Qualitative Research The researcher's qualitative research consisted of speaking with platonic friends of the opposite sex in casual random settings. The qualitative research was completely random using friends by chance that had no idea of the experiment. In doing so the researcher realizes that it is unethical, but figured it was the only way to find the real answers to his problem. During the conversation the researcher at one point or another came to ask the same four questions to all of the subjects involved in the experiment. The four questions were as follows: 1) we are strictly platonic friends, right? 2) Why are you my friend?

3) Have you ever wanted to be more than friends? 4) Is it a possibility for us to be more than friends? The 'so called' platonic friends names will all remain confidential in order to keep their business private. To this point there have been ten random friends that have partaken in the qualitative study. In most of the studies the answers stayed consistent. To question number one all ten subjects agreed that 'Yes we are platonic friends.

' For question number two, all sorts of answers were recorded. Most stayed along the line of conventional reasons for being a friend. Some mentioned reasons such as cute, funny, easy to talk to and popular. Three of the ten did however mention that they in fact didn't want to be friends when we first met.

They stated they were looking for ore from the beginning it just didn't happen. Question number three an astonishing seven out of ten platonic friends noted they at one point of another did want to be ore than friends. One individual went as far as to say that they quit being my friend due to the fact that she found out that I was involved with another girl. In question four again another seven out of ten friends agreed that something more could become of our friendship. Two mentioned that they had hoped that it would have already happened. Most that replied yes to question number four either looked puzzled of asked if I was still involved with my girlfriend.

In one example for the researcher was left stunned. For privacy sake we will call the subject by the fake name of molly. In the platonic informal interview with Molly the researchers exact problem was proven just the way predicted. The platonic friend molly has been a long time friend.

A bit of background information to the scenario is that this friend and the researcher have been platonic friends for over a year. The friendship involves much of the same hobbies such as sports and working out. The same questions were posed in the natural random setting at the YMCA. In fact this happened to be the same place the friendship began.

While working out and like always the four questions were gradually asked. The answer to question number one stayed constant. She answered with a "yes were friends, why?" The researcher replied just curious. The researcher then went on to number two and asked the question. She gave the same old friendship remarks; nice, polite, funny mostly the usual.

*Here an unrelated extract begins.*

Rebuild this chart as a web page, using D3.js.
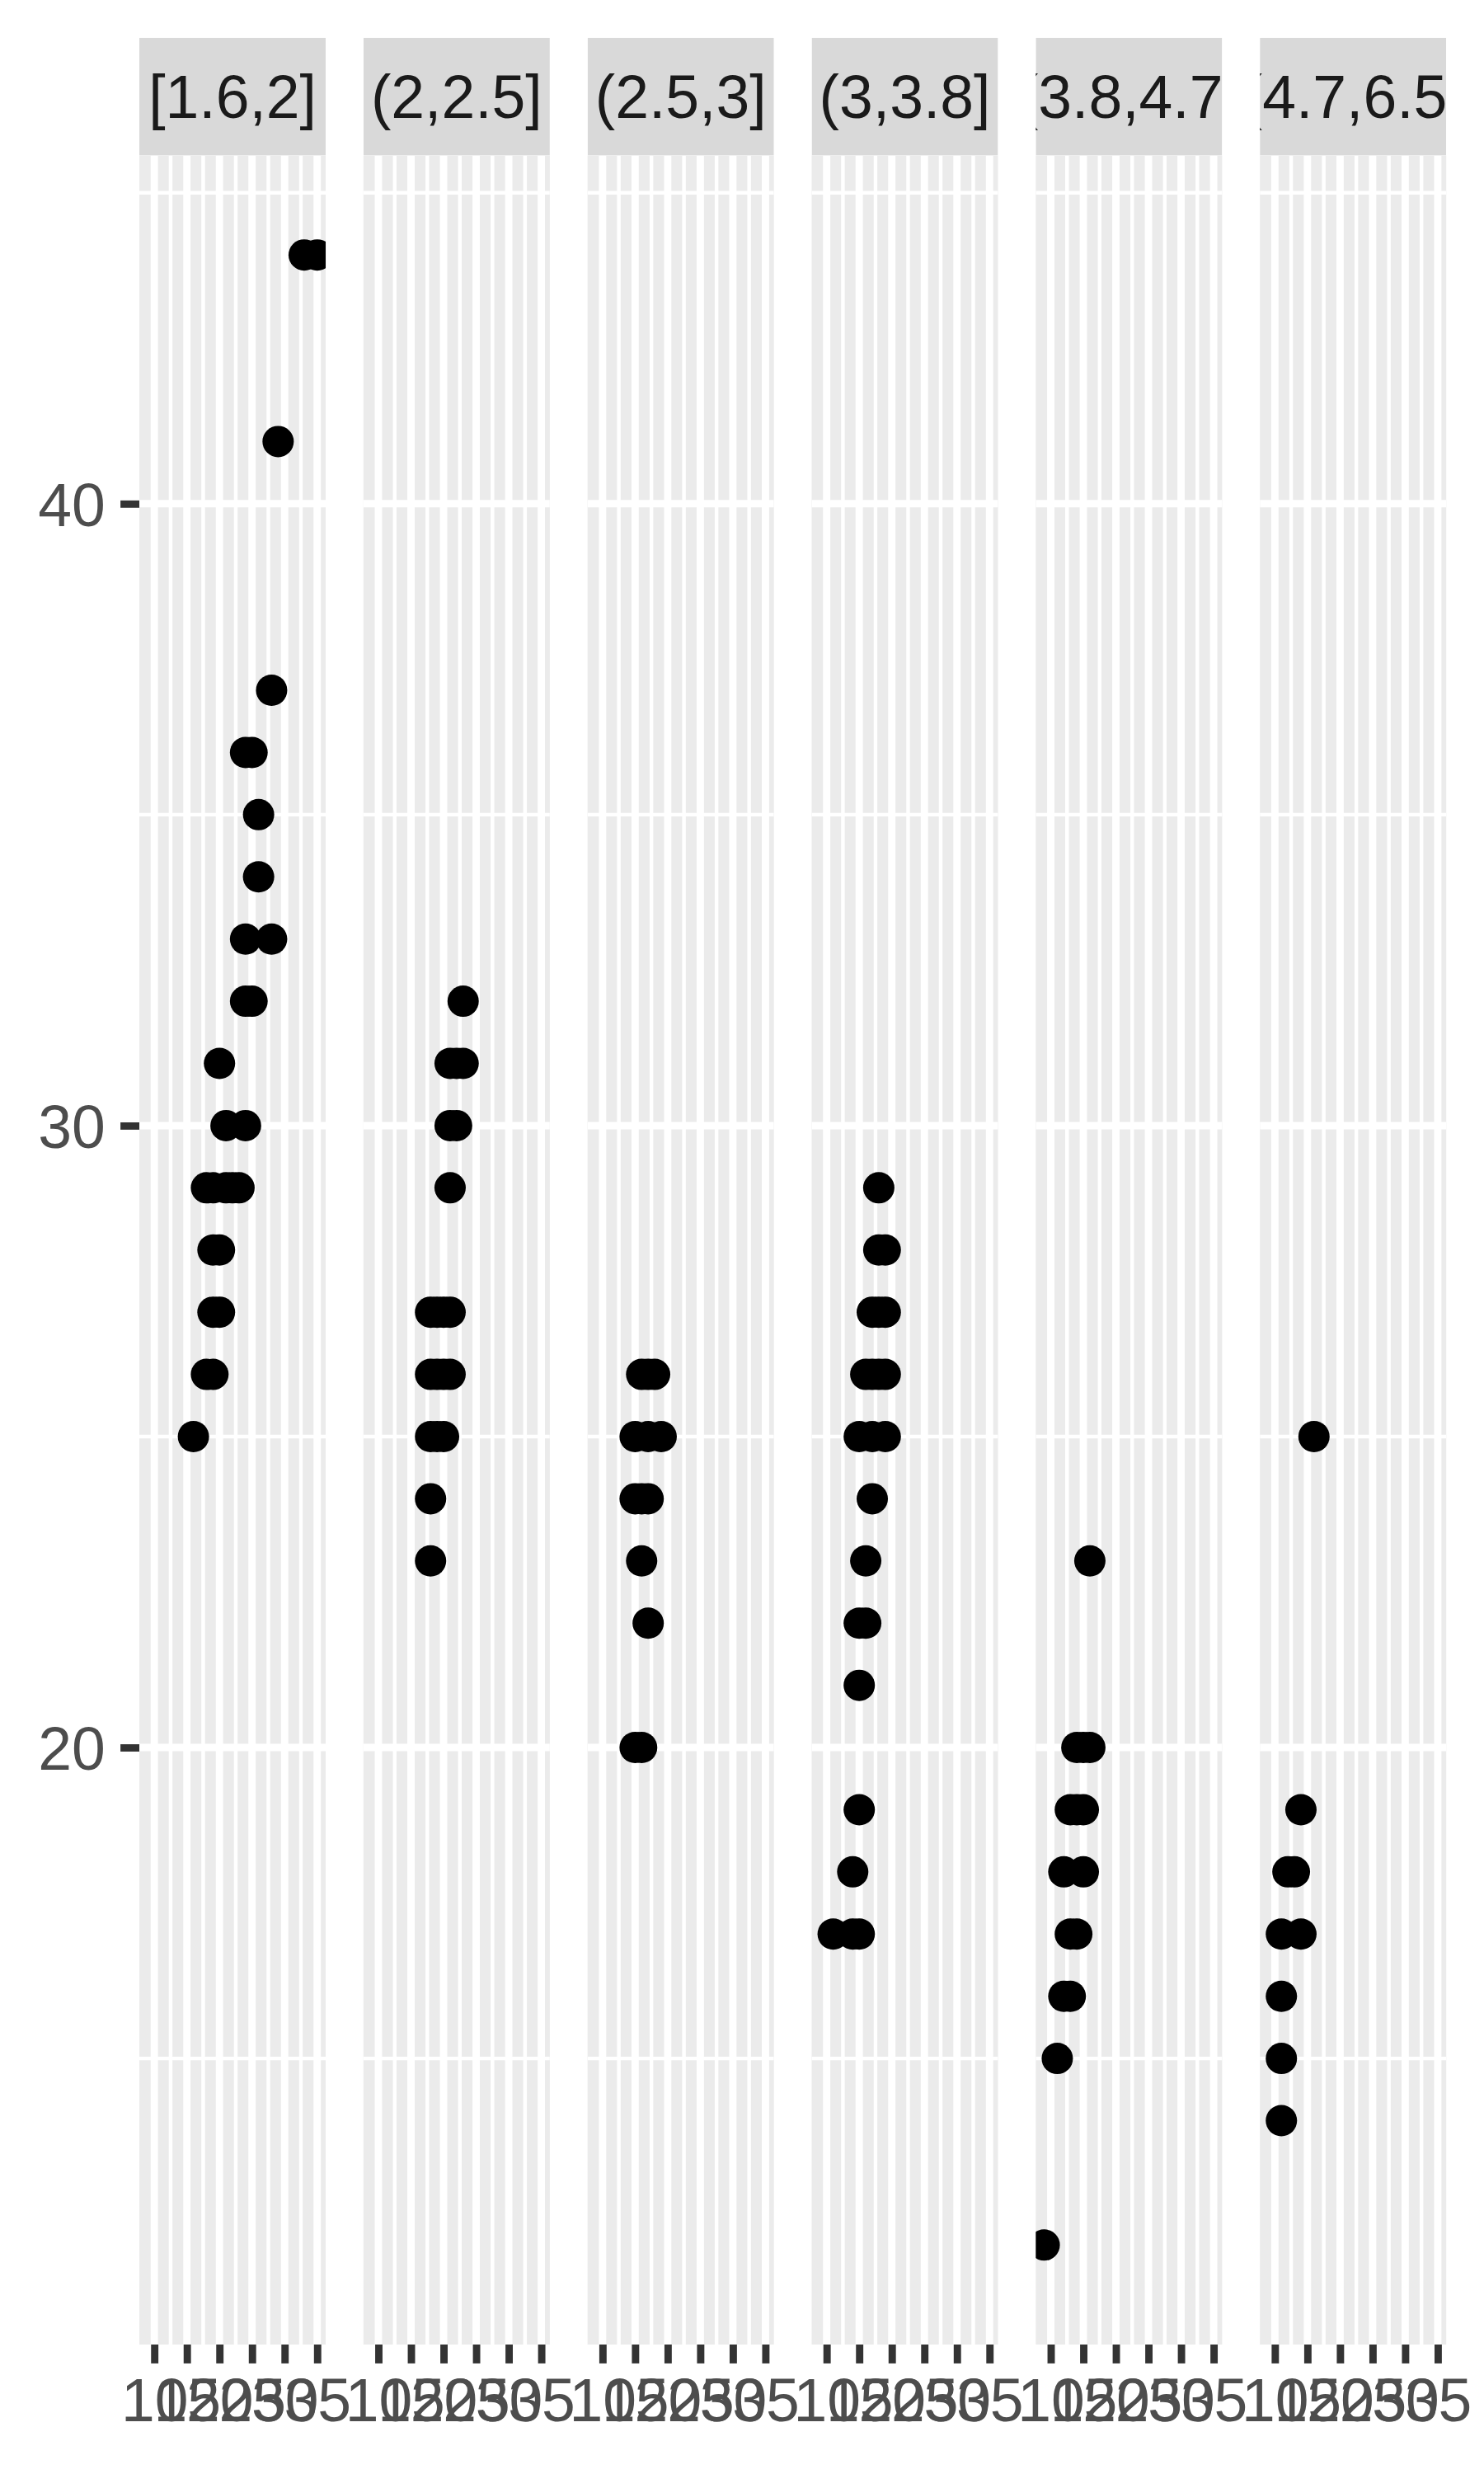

The subject changed and we went on with our business. The researcher later approached the molly and posed question number three. Now this is where the study became interesting. She paused and then replied, "Do you remember when we first met? I came in and worked out almost every day". The researcher answered yes.

Molly went on to say " I wasn't coming in to work out. I was coming in to see you". She continued on telling of how she just posed to be my friend in order to try to become more. She continued to tell me that the reason she quit working out for so long was because she found out I was involved with another girl. Thee researcher then posed question four only phrased it different.

Instead he asked if I wasn't taken would you consider being more than just platonic friends? She replied", Yes why do you think im still your friend. I'm just waiting for my turn". She then turned around and walked away. The researcher couldn't believe what had just happened, but at the same time was overwhelmed that his theory once again was proven correct. In an interview set up for married couple to speak of past experience with opposite sex friends much of the same conclusions were noted.

Only one married couple have been interview due to time constraint to date, but the finding have been very beneficial. Both husband and wife agreed that there social life had dramatically changed since taking vows. They even noted there social life changed since becoming seriously involved. The wife did most of the speaking and spoke for both most of the time. She first noted (and the husband smirkingly agreed) that she had tons of just guy friends when she was single. She said, "most of the guys would stay friends, things would be weird or they just wouldn't come around as much once my husband and I became serious".

She also recalled one friend being very upset at her for starting a new relationship with another man. They both agreed that once the rings went on their fingers that good friends from the opposite sex turned into casual acquaintances over night. They both said that the friendship were like night and day form before to after. She also said " no single man even thinks about becoming friends with a married women". This is the research the researcher was exactly looking for. Although it was only one example the researcher shows the theory that no friendship is strictly platonic.

The researcher hopes to do more with married couple in the future to help find better conclusions to the relationships of platonic friendships.